Die Diskutanten kamen erwartungsgemäß auf keinen gemeinsamen Nenner, aber eines steht zumindest fest: Köppel wird weder mit Leyendecker noch mit Bosbach in diesem Leben gut Freund. Das liegt daran, dass der Schweizer auf das Schweizer Bankgeheimnis beharrt.
Die Linie von Kanzlerin Merkel, jene Steuerhinterzieher-CD erwerben zu wollen, macht den Konservativen aus Zürich fuchtig. "Das ist ein ungeheuerlicher Vorgang", echauffierte sich der (Quoten-)Schweizer gleich zu Beginn der Plasberg-Sendung. Köppel, der noch vor wenigen Wochen an vorderster TV-Front für das Minarett-Verbot gekämpft hatte, musste im Berliner Studio um Luft und Worte ringen.
Die Stimme überschlägt sich
Der Zorn ist im Falle dieses Eiferers größer als die Selbstkontrolle. Köppels Stimme überschlug sich fast. Als "beunruhigende Vorgänge, vor allem für Deutschland", geißelte der 44-Jährige mit dem zarten Jungengesicht und den Grübchen das Vorhaben des Kabinetts Merkel. Ja, sei denn der Druck auf der Straße größer als die Rechtsstaatlichkeit?, fragte der Journalist. Der deutsche Staat breche deutsches Recht, die Entscheidung der Regierung sei eine "ungeheure Einmischung" und zugleich eine "Verwahrlosung rechtsstaatlicher Grundsätze. Köppel: "Das ist doch ein Skandal, meine Herren!"

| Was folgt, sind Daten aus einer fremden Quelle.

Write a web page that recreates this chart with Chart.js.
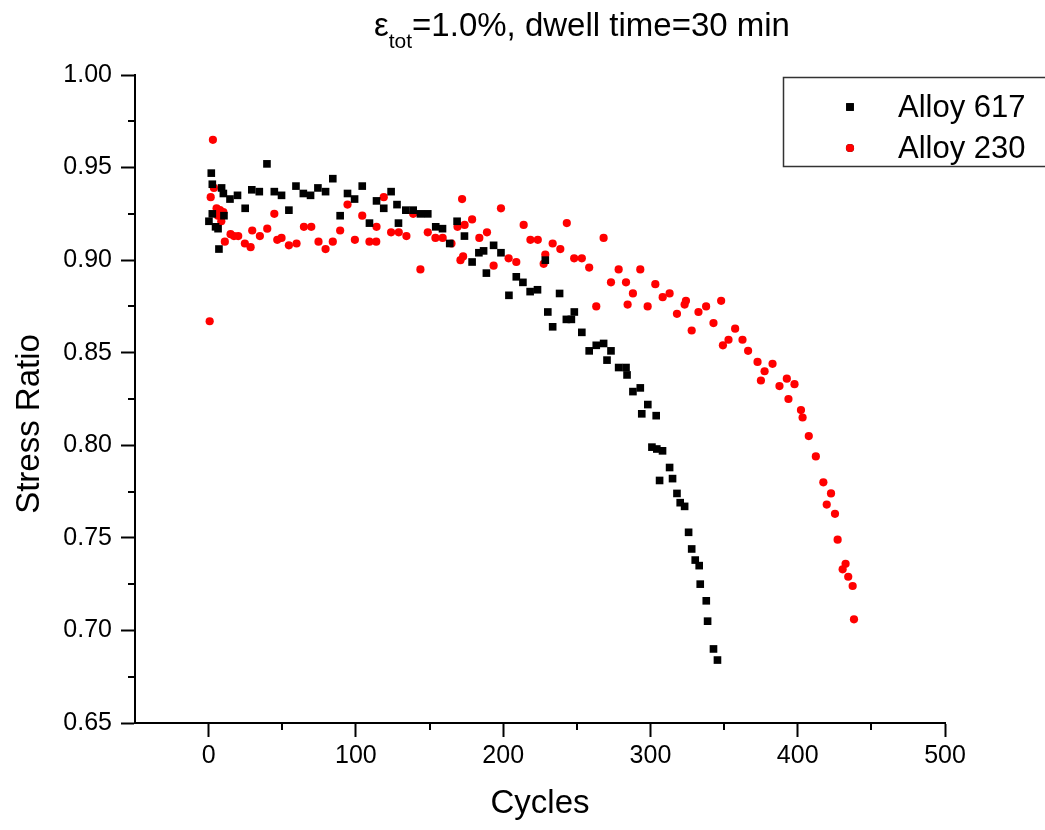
<!DOCTYPE html>
<html>
<head>
<meta charset="utf-8">
<script src="https://cdn.jsdelivr.net/npm/chart.js@4.4.1/dist/chart.umd.min.js"></script>
<style>
  html, body { margin: 0; padding: 0; background: #fff; }
  #wrap { width: 1045px; height: 830px; }
</style>
</head>
<body>
<div id="wrap"><canvas id="mycanvas" width="1045" height="830"></canvas></div>
<script>
// Alloy 617 (black squares)
var cycles617 = [0.2, 1.8, 2.5, 2.5, 4.7, 6.4, 7.0, 8.8, 10.0, 10.4, 14.5, 19.6, 24.8, 29.3, 34.4, 39.6, 44.6, 49.5, 54.5, 59.3,
  64.3, 69.2, 74.2, 79.4, 84.3, 89.3, 94.3, 99.1, 104.3, 109.2, 114.0, 118.9, 123.9, 127.9, 128.9, 133.9, 138.9, 143.8, 148.8, 154.2,
  158.8, 163.7, 168.7, 173.7, 178.9, 183.5, 186.7, 188.6, 193.5, 198.5, 203.9, 208.9, 213.4, 218.3, 223.3, 228.6, 230.3, 233.6, 238.3, 242.9,
  246.3, 248.3, 253.4, 258.4, 263.2, 268.2, 270.5, 273.2, 278.4, 283.4, 284.1, 288.1, 293.1, 294.1, 298.2, 301.0, 303.9, 304.3, 306.2, 308.2,
  313.0, 315.0, 318.0, 320.2, 323.2, 325.9, 328.0, 330.4, 333.1, 333.8, 337.9, 338.8, 342.8, 345.5];
var ratio617 = [0.921, 0.947, 0.941, 0.925, 0.918, 0.917, 0.906, 0.939, 0.936, 0.924, 0.933, 0.935, 0.928, 0.938, 0.937, 0.952, 0.937, 0.935, 0.927, 0.940,
  0.936, 0.935, 0.939, 0.937, 0.944, 0.924, 0.936, 0.933, 0.940, 0.920, 0.932, 0.928, 0.937, 0.930, 0.920, 0.927, 0.927, 0.925, 0.925, 0.918,
  0.917, 0.909, 0.921, 0.913, 0.899, 0.904, 0.905, 0.893, 0.908, 0.904, 0.881, 0.891, 0.888, 0.883, 0.884, 0.900, 0.872, 0.864, 0.882, 0.868,
  0.868, 0.872, 0.861, 0.851, 0.854, 0.855, 0.846, 0.851, 0.842, 0.842, 0.838, 0.829, 0.831, 0.817, 0.822, 0.799, 0.816, 0.798, 0.781, 0.797,
  0.788, 0.782, 0.774, 0.769, 0.767, 0.753, 0.744, 0.738, 0.735, 0.725, 0.716, 0.705, 0.690, 0.684];

// Alloy 230 (red circles)
var cycles230 = [0.7, 1.4, 2.9, 3.6, 5.4, 6.3, 7.7, 8.6, 10.0, 11.0, 14.9, 17.2, 20.1, 24.6, 28.5, 29.6, 34.8, 39.8, 44.6, 46.6,
  49.5, 54.5, 59.7, 64.7, 69.7, 74.6, 79.4, 84.3, 89.3, 94.3, 99.3, 104.3, 109.2, 113.8, 114.0, 118.9, 123.9, 129.1, 134.3, 138.9,
  143.8, 148.8, 154.0, 158.9, 164.9, 169.0, 171.0, 172.1, 172.8, 173.8, 178.9, 183.8, 189.0, 193.5, 198.5, 203.7, 208.9, 213.9, 218.5, 223.5,
  227.5, 228.6, 233.6, 238.8, 243.2, 248.2, 253.4, 258.4, 263.2, 268.2, 273.2, 278.4, 283.4, 284.5, 288.1, 293.1, 298.1, 303.3, 308.3, 313.0,
  318.0, 323.2, 324.1, 328.0, 332.6, 337.8, 342.8, 348.0, 349.2, 353.0, 357.5, 362.5, 366.3, 372.7, 375.0, 377.5, 382.9, 387.6, 392.6, 393.7,
  397.8, 402.2, 403.3, 407.5, 412.3, 417.4, 419.7, 422.6, 425.3, 427.1, 430.5, 432.5, 434.3, 437.3, 438.2];
var ratio230 = [0.867, 0.934, 0.965, 0.939, 0.928, 0.924, 0.927, 0.921, 0.926, 0.910, 0.914, 0.913, 0.913, 0.909, 0.907, 0.916, 0.913, 0.917, 0.925, 0.911,
  0.912, 0.908, 0.909, 0.918, 0.918, 0.910, 0.906, 0.910, 0.916, 0.930, 0.911, 0.924, 0.910, 0.910, 0.918, 0.934, 0.915, 0.915, 0.913, 0.925,
  0.895, 0.915, 0.912, 0.912, 0.909, 0.918, 0.900, 0.933, 0.902, 0.919, 0.922, 0.912, 0.915, 0.897, 0.928, 0.901, 0.899, 0.919, 0.911, 0.911,
  0.898, 0.903, 0.909, 0.906, 0.920, 0.901, 0.901, 0.896, 0.875, 0.912, 0.888, 0.895, 0.888, 0.876, 0.882, 0.895, 0.875, 0.887, 0.880, 0.882,
  0.871, 0.876, 0.878, 0.862, 0.872, 0.875, 0.866, 0.878, 0.854, 0.857, 0.863, 0.857, 0.851, 0.845, 0.835, 0.840, 0.844, 0.832, 0.836, 0.825,
  0.833, 0.819, 0.815, 0.805, 0.794, 0.780, 0.768, 0.774, 0.763, 0.749, 0.733, 0.736, 0.729, 0.724, 0.706];

var xTicks = [0, 100, 200, 300, 400, 500];
var xMinorTicks = [50, 150, 250, 350, 450];
var yTicks = [0.65, 0.70, 0.75, 0.80, 0.85, 0.90, 0.95, 1.00];
var yMinorTicks = [0.675, 0.725, 0.775, 0.825, 0.875, 0.925, 0.975];
var seriesNames = ['Alloy 617', 'Alloy 230'];

var FONT = '"Liberation Sans", Arial, sans-serif';

function toPoints(xs, ys) {
	var out = [];
	for (var i = 0; i < xs.length; i++) {
		out.push({x: xs[i], y: ys[i]});
	}
	return out;
}

// title, y title, legend and minor ticks
var extras = {
	id: 'extras',
	afterDraw: function(chart) {
		var ctx = chart.ctx;
		var xs = chart.scales.x, ys = chart.scales.y;
		var area = chart.chartArea;

		ctx.save();
		ctx.strokeStyle = '#000';
		ctx.lineWidth = 2;
		ctx.beginPath();
		xMinorTicks.forEach(function(v) {
			var px = Math.round(xs.getPixelForValue(v));
			ctx.moveTo(px, area.bottom);
			ctx.lineTo(px, area.bottom + 7);
		});
		yMinorTicks.forEach(function(v) {
			var py = Math.round(ys.getPixelForValue(v));
			ctx.moveTo(area.left - 7, py);
			ctx.lineTo(area.left, py);
		});
		ctx.stroke();

		// main title with subscript
		ctx.fillStyle = '#000';
		ctx.textBaseline = 'alphabetic';
		ctx.textAlign = 'left';
		var big = '33px ' + FONT, small = '21px ' + FONT;
		ctx.font = big;
		var w1 = ctx.measureText('\u03b5').width;
		var w3 = ctx.measureText('=1.0%, dwell time=30 min').width;
		ctx.font = small;
		var w2 = ctx.measureText('tot').width;
		var x0 = 582 - (w1 + w2 + w3) / 2;
		ctx.font = big;
		ctx.fillText('\u03b5', x0, 36);
		ctx.font = small;
		ctx.fillText('tot', x0 + w1, 48);
		ctx.font = big;
		ctx.fillText('=1.0%, dwell time=30 min', x0 + w1 + w2, 36);

		// y axis title
		ctx.save();
		ctx.translate(30, 424);
		ctx.rotate(-Math.PI / 2);
		ctx.textAlign = 'center';
		ctx.textBaseline = 'middle';
		ctx.font = '33px ' + FONT;
		ctx.fillText('Stress Ratio', 0, 0);
		ctx.restore();

		// legend box
		ctx.strokeStyle = '#333';
		ctx.lineWidth = 1.5;
		ctx.strokeRect(783.5, 77.5, 275, 89);
		var rows = [107, 148];
		chart.data.datasets.forEach(function(ds, i) {
			Chart.helpers.drawPoint(ctx, {
				pointStyle: ds.pointStyle, radius: ds.pointRadius, borderWidth: 0
			}, 850, rows[i]);
			ctx.fillStyle = ds.backgroundColor;
			ctx.fill();
			ctx.fillStyle = '#000';
			ctx.font = '31px ' + FONT;
			ctx.textAlign = 'left';
			ctx.textBaseline = 'middle';
			ctx.fillText(seriesNames[i], 898, rows[i] + 1);
		});
		ctx.restore();
	}
};

var ctx = document.getElementById('mycanvas');

var chart = new Chart(ctx, {
	type: 'scatter',
	data: {
		datasets: [
			{
				label: seriesNames[0],
				data: toPoints(cycles617, ratio617),
				pointStyle: 'rect',
				pointRadius: 5.4,
				backgroundColor: '#000000',
				borderWidth: 0
			},
			{
				label: seriesNames[1],
				data: toPoints(cycles230, ratio230),
				pointStyle: 'circle',
				pointRadius: 4.1,
				backgroundColor: '#ff0000',
				borderWidth: 0
			}
		]
	},
	options: {
		responsive: false,
		animation: false,
		layout: { padding: { top: 75, right: 100, left: 0, bottom: 0 } },
		plugins: {
			legend: { display: false },
			tooltip: { enabled: false },
			title: { display: false }
		},
		scales: {
			x: {
				type: 'linear',
				min: -50,
				max: 500,
				afterBuildTicks: function(s) { s.ticks = xTicks.map(function(v) { return {value: v}; }); },
				afterFit: function(s) { s.height = 107; },
				grid: { drawOnChartArea: false, drawTicks: true, tickLength: 14, tickWidth: 2, tickColor: '#000' },
				border: { display: true, color: '#000', width: 2 },
				ticks: { color: '#000', font: { size: 25, family: FONT }, padding: 4, maxRotation: 0, autoSkip: false },
				title: { display: true, text: 'Cycles', color: '#000', font: { size: 33, family: FONT }, padding: { top: 0, bottom: 6 } }
			},
			y: {
				type: 'linear',
				min: 0.65,
				max: 1.00,
				afterBuildTicks: function(s) { s.ticks = yTicks.map(function(v) { return {value: v}; }); },
				afterFit: function(s) { s.width = 135; },
				grid: { drawOnChartArea: false, drawTicks: true, tickLength: 14, tickWidth: 2, tickColor: '#000' },
				border: { display: true, color: '#000', width: 2 },
				ticks: {
					color: '#000', font: { size: 25, family: FONT }, padding: 9, autoSkip: false,
					callback: function(v) { return Number(v).toFixed(2); }
				}
			}
		}
	},
	plugins: [extras]
});
</script>
</body>
</html>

So ungefähr muss man sich einen Zwingli der Neuzeit vorstellen - doch auf der Suche nach geistigem Beistand kam Köppel nicht weit voran.
Lesen Sie auf der nächsten Seite, wieso Roger Köppel am Ende fast ganz alleine war.

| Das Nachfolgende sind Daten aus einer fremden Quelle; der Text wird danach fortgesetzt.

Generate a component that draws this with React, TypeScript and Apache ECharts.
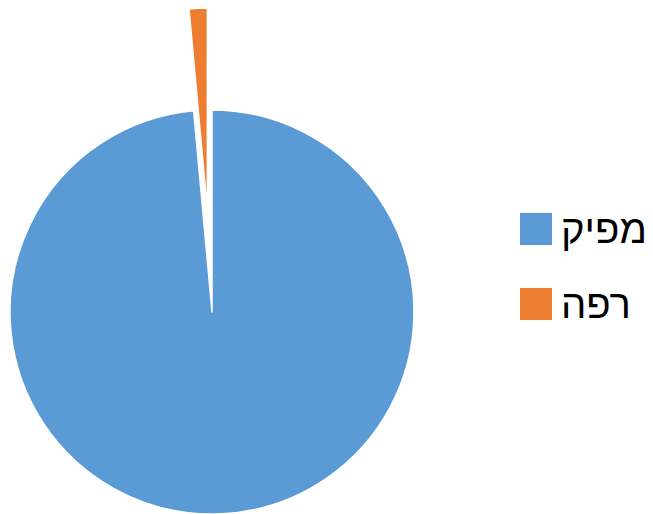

Lediglich Gerhart Baum sprang Köppel in Ansätzen und in den ersten 45 Minuten der Sendung zur Seite, weil auch er geltendes Recht gebrochen sieht. "Wir verletzten Grundsätze des Rechtsstaats", findet der Liberale: "Wir ermuntern zu einem Klima des Denunziantentums." Als Christdemokrat Bosbach dankenswerterweise Klartext sprach und den CD-Ankauf vehement verteidigte, trommelte Baum nervös mit den Fingerkuppen auf der Tischplatte.
Wo war Ackermann?
Doch in der zweiten Halbzeit der Talkshow ging auch der ehemalige Innenminister auf Distanz zum selbsternannten Schweizer Botschafter Köppel. Wie sich der Gast aus der Schweiz denn bitte die Zukunft vorstelle, wollte Baum wissen: "Richtig wäre es, ein Abkommen mit der Schweiz zu finden."

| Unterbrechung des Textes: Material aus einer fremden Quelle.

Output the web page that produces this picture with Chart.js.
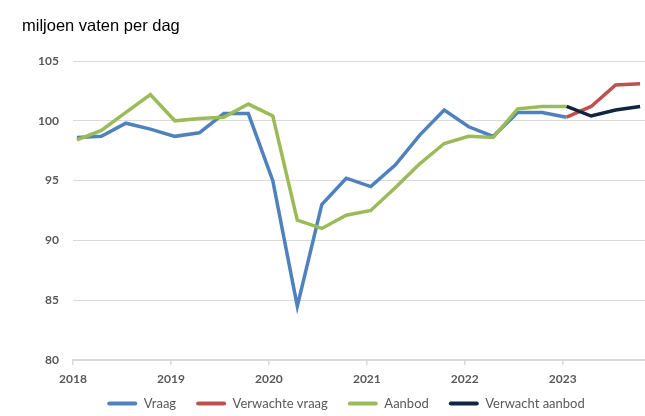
<!DOCTYPE html>
<html>
<head>
<meta charset="utf-8">
<script src="https://cdn.jsdelivr.net/npm/chart.js@4"></script>
<style>
  html, body { margin: 0; padding: 0; background: #fff; }
  #wrap { position: relative; width: 645px; height: 416px; }
  #sub { position: absolute; left: 22px; top: 16px; font: 16.5px "Liberation Sans", Arial, sans-serif; color: #000; }
  canvas { position: absolute; left: 0; top: 0; }
</style>
</head>
<body>
<div id="wrap">
  <canvas id="oilChart" width="645" height="416"></canvas>
  <div id="sub">miljoen vaten per dag</div>
</div>
<script>
// quarters 2018 Q1 .. 2023 Q4
const quarters = ['2018Q1','2018Q2','2018Q3','2018Q4','2019Q1','2019Q2','2019Q3','2019Q4',
                  '2020Q1','2020Q2','2020Q3','2020Q4','2021Q1','2021Q2','2021Q3','2021Q4',
                  '2022Q1','2022Q2','2022Q3','2022Q4','2023Q1','2023Q2','2023Q3','2023Q4'];
const yearTicks = [2018, 2019, 2020, 2021, 2022, 2023];

const vraag = [98.6, 98.7, 99.8, 99.3, 98.7, 99.0, 100.6, 100.6,
               95.0, 84.5, 93.0, 95.2, 94.5, 96.3, 98.8, 100.9,
               99.5, 98.7, 100.7, 100.7, 100.3, null, null, null];
const verwachteVraag = [null, null, null, null, null, null, null, null,
                        null, null, null, null, null, null, null, null,
                        null, null, null, null, 100.3, 101.2, 103.0, 103.1];
const aanbod = [98.4, 99.2, 100.7, 102.2, 100.0, 100.2, 100.3, 101.4,
                100.4, 91.7, 91.0, 92.1, 92.5, 94.4, 96.4, 98.1,
                98.7, 98.6, 101.0, 101.2, 101.2, null, null, null];
const verwachtAanbod = [null, null, null, null, null, null, null, null,
                        null, null, null, null, null, null, null, null,
                        null, null, null, null, 101.2, 100.4, 100.9, 101.2];

// each point sits about half a month into its quarter
function toPoints(values) {
    const pts = [];
    values.forEach((v, i) => {
        if (v === null) return;
        const year = parseInt(quarters[i].slice(0, 4));
        const q = parseInt(quarters[i].slice(5));
        pts.push({ x: year + (q - 1) / 4 + 0.04, y: v });
    });
    return pts;
}

const grey = '#595959';
const tickFont = { family: 'Lato, "Open Sans", sans-serif', size: 12, weight: 'bold' };

function line(label, values, color, order) {
    return {
        label: label,
        data: toPoints(values),
        borderColor: color,
        backgroundColor: color,
        borderWidth: 3.5,
        pointRadius: 0,
        tension: 0,
        order: order
    };
}

// legend in the original sits right of the canvas middle and low on the page
const placeLegend = {
    id: 'placeLegend',
    afterLayout(chart) {
        const lg = chart.legend;
        if (!lg) return;
        lg.left = 47;
        lg.top = 377;
    }
};

new Chart(document.getElementById('oilChart').getContext('2d'), {
    type: 'line',
    data: {
        datasets: [
            line('Vraag', vraag, '#4F81BD', 3),
            line('Verwachte vraag', verwachteVraag, '#C0504D', 2),
            line('Aanbod', aanbod, '#9BBB59', 1),
            line('Verwacht aanbod', verwachtAanbod, '#10253F', 0)
        ]
    },
    plugins: [placeLegend],
    options: {
        responsive: false,
        animation: false,
        layout: { padding: { top: 61, left: 0, right: 0, bottom: 0 } },
        scales: {
            x: {
                type: 'linear',
                min: 2018,
                max: 2023.84,
                afterBuildTicks: scale => { scale.ticks = yearTicks.map(v => ({ value: v })); },
                afterFit: scale => { scale.height = 31; },
                grid: { drawOnChartArea: false, drawTicks: true, tickLength: 5, color: '#d9d9d9', lineWidth: 1.5 },
                border: { color: '#d9d9d9', width: 1.5 },
                ticks: { color: grey, font: tickFont, padding: 7, maxRotation: 0, callback: v => String(v) }
            },
            y: {
                min: 80,
                max: 105,
                afterFit: scale => { scale.width = 73; },
                grid: { color: '#d9d9d9', lineWidth: 1, drawTicks: false },
                border: { display: false },
                ticks: { stepSize: 5, color: grey, font: tickFont, padding: 14 }
            }
        },
        plugins: {
            legend: {
                position: 'bottom',
                maxHeight: 25,
                labels: {
                    boxWidth: 30,
                    boxHeight: 4,
                    padding: 20,
                    color: grey,
                    font: { family: 'Lato, "Open Sans", sans-serif', size: 13 },
                    sort: (a, b) => a.datasetIndex - b.datasetIndex,
                    generateLabels: chart => Chart.defaults.plugins.legend.labels.generateLabels(chart)
                        .map(item => Object.assign(item, { lineWidth: 0, borderRadius: 2 }))
                }
            },
            tooltip: { enabled: false }
        }
    }
});
</script>
</body>
</html>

Und Köppel? Der konnte auch am Ende der Sendung und nach etlichen verbalen Angriffen aus der Runde noch lachen. "Ich erlaube mir gelegentlich, die Politik der Deutschen zu kritisieren", kokettierte er. Selbst auf die letzte Plasberg-Frage, bei welchem der vier Mitdiskutanten er denn einziehen würde, antwortete er souverän lächelnd: "Bei allen." Dafür ist Köppel einfach zu sehr Medienprofi.
Warum allerdings kein einziger Top-Banker an dem Abendgespräch teilnahm, bleibt Plasbergs Geheimnis. Josef Ackermann zum Beispiel, Deutsche-Bank-Chef und Schweizer in Personalunion, hätte gut in die Runde gepasst.
Er hätte zu Geld, Gier und Gesetz sicherlich manches beizutragen gehabt.